Reproduce the listing below character for character; drop every image.

Rows from a dataset of charts and code

╔══

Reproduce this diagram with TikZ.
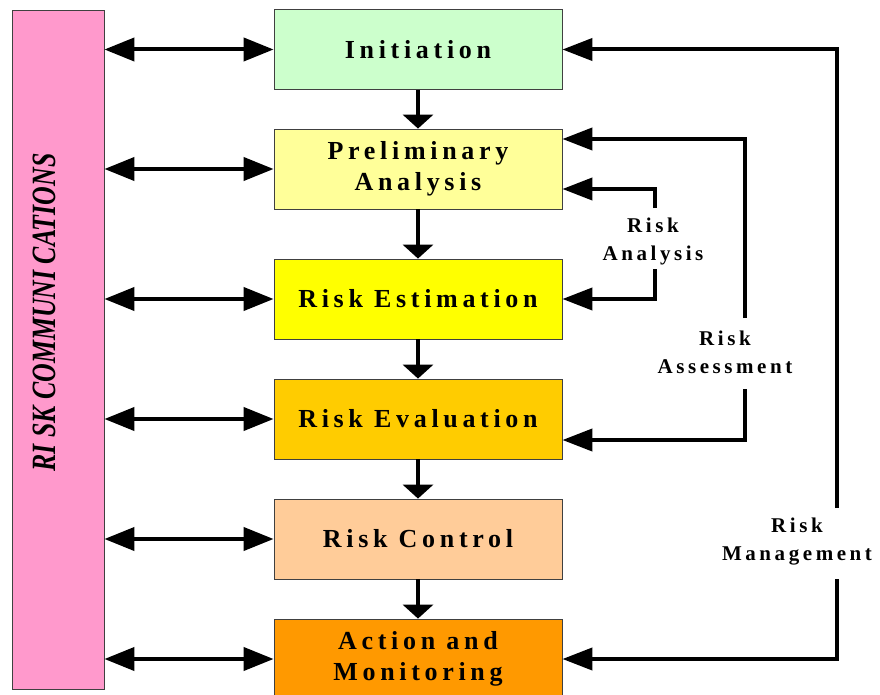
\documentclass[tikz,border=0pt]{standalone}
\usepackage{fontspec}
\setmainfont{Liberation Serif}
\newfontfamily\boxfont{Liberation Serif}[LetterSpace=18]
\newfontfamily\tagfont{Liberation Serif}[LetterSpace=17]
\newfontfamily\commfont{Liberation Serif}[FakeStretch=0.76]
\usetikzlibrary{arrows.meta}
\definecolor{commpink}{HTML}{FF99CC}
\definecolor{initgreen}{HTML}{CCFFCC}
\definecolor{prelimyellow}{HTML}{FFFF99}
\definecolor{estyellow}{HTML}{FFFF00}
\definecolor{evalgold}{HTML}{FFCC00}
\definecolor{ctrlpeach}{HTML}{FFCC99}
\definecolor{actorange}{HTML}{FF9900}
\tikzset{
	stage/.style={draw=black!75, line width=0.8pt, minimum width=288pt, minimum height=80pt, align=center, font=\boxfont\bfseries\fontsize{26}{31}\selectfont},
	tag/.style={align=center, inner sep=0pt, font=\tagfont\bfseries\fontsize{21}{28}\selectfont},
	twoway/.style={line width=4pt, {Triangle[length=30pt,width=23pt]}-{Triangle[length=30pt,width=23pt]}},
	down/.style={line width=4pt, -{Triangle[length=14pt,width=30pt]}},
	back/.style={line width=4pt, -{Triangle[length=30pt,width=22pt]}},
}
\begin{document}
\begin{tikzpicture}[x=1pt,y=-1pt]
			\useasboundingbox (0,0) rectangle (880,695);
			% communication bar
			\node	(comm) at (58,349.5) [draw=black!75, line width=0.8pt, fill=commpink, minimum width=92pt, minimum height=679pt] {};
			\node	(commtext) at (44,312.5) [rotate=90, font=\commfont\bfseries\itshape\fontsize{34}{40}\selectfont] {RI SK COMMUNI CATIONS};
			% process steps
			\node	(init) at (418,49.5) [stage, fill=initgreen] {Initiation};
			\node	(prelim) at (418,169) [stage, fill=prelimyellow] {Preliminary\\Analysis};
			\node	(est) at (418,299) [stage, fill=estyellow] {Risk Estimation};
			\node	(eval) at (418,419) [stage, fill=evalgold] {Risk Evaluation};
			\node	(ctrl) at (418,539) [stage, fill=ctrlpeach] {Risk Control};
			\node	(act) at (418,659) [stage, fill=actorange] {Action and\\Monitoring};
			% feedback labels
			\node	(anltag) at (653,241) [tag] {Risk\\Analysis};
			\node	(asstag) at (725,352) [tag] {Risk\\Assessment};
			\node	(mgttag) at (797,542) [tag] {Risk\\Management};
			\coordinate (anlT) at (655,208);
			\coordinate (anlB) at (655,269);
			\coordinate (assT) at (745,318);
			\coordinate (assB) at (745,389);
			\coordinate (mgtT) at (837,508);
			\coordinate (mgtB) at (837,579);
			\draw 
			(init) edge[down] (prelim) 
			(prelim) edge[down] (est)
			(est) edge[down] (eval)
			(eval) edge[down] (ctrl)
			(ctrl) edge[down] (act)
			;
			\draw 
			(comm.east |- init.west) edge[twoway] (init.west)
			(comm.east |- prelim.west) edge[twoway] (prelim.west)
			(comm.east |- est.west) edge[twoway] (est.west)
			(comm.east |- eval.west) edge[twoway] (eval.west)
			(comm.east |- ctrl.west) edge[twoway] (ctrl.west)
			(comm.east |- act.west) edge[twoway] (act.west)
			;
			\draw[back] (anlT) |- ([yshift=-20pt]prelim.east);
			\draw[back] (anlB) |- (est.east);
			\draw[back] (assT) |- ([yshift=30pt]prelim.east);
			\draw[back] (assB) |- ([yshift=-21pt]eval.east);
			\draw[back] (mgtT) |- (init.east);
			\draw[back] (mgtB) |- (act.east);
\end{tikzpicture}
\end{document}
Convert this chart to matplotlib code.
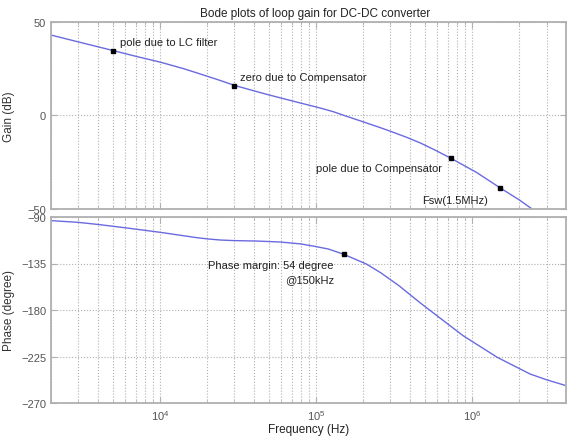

╚══

▶ _Solution for this exercise_
Reproduce this diagram with TikZ.
\documentclass[tikz,border=0pt]{standalone}
\usepackage{fontspec}
\setmainfont{Liberation Serif}
\newfontfamily\boxfont{Liberation Serif}[LetterSpace=18]
\newfontfamily\tagfont{Liberation Serif}[LetterSpace=17]
\newfontfamily\commfont{Liberation Serif}[FakeStretch=0.76]
\usetikzlibrary{arrows.meta}
\definecolor{commpink}{HTML}{FF99CC}
\definecolor{initgreen}{HTML}{CCFFCC}
\definecolor{prelimyellow}{HTML}{FFFF99}
\definecolor{estyellow}{HTML}{FFFF00}
\definecolor{evalgold}{HTML}{FFCC00}
\definecolor{ctrlpeach}{HTML}{FFCC99}
\definecolor{actorange}{HTML}{FF9900}
\tikzset{
	stage/.style={draw=black!75, line width=0.8pt, minimum width=288pt, minimum height=80pt, align=center, font=\boxfont\bfseries\fontsize{26}{31}\selectfont},
	tag/.style={align=center, inner sep=0pt, font=\tagfont\bfseries\fontsize{21}{28}\selectfont},
	twoway/.style={line width=4pt, {Triangle[length=30pt,width=23pt]}-{Triangle[length=30pt,width=23pt]}},
	down/.style={line width=4pt, -{Triangle[length=14pt,width=30pt]}},
	back/.style={line width=4pt, -{Triangle[length=30pt,width=22pt]}},
}
\begin{document}
\begin{tikzpicture}[x=1pt,y=-1pt]
			\useasboundingbox (0,0) rectangle (880,695);
			% communication bar
			\node	(comm) at (58,349.5) [draw=black!75, line width=0.8pt, fill=commpink, minimum width=92pt, minimum height=679pt] {};
			\node	(commtext) at (44,312.5) [rotate=90, font=\commfont\bfseries\itshape\fontsize{34}{40}\selectfont] {RI SK COMMUNI CATIONS};
			% process steps
			\node	(init) at (418,49.5) [stage, fill=initgreen] {Initiation};
			\node	(prelim) at (418,169) [stage, fill=prelimyellow] {Preliminary\\Analysis};
			\node	(est) at (418,299) [stage, fill=estyellow] {Risk Estimation};
			\node	(eval) at (418,419) [stage, fill=evalgold] {Risk Evaluation};
			\node	(ctrl) at (418,539) [stage, fill=ctrlpeach] {Risk Control};
			\node	(act) at (418,659) [stage, fill=actorange] {Action and\\Monitoring};
			% feedback labels
			\node	(anltag) at (653,241) [tag] {Risk\\Analysis};
			\node	(asstag) at (725,352) [tag] {Risk\\Assessment};
			\node	(mgttag) at (797,542) [tag] {Risk\\Management};
			\coordinate (anlT) at (655,208);
			\coordinate (anlB) at (655,269);
			\coordinate (assT) at (745,318);
			\coordinate (assB) at (745,389);
			\coordinate (mgtT) at (837,508);
			\coordinate (mgtB) at (837,579);
			\draw 
			(init) edge[down] (prelim) 
			(prelim) edge[down] (est)
			(est) edge[down] (eval)
			(eval) edge[down] (ctrl)
			(ctrl) edge[down] (act)
			;
			\draw 
			(comm.east |- init.west) edge[twoway] (init.west)
			(comm.east |- prelim.west) edge[twoway] (prelim.west)
			(comm.east |- est.west) edge[twoway] (est.west)
			(comm.east |- eval.west) edge[twoway] (eval.west)
			(comm.east |- ctrl.west) edge[twoway] (ctrl.west)
			(comm.east |- act.west) edge[twoway] (act.west)
			;
			\draw[back] (anlT) |- ([yshift=-20pt]prelim.east);
			\draw[back] (anlB) |- (est.east);
			\draw[back] (assT) |- ([yshift=30pt]prelim.east);
			\draw[back] (assB) |- ([yshift=-21pt]eval.east);
			\draw[back] (mgtT) |- (init.east);
			\draw[back] (mgtB) |- (act.east);
\end{tikzpicture}
\end{document}
Convert this chart to matplotlib code.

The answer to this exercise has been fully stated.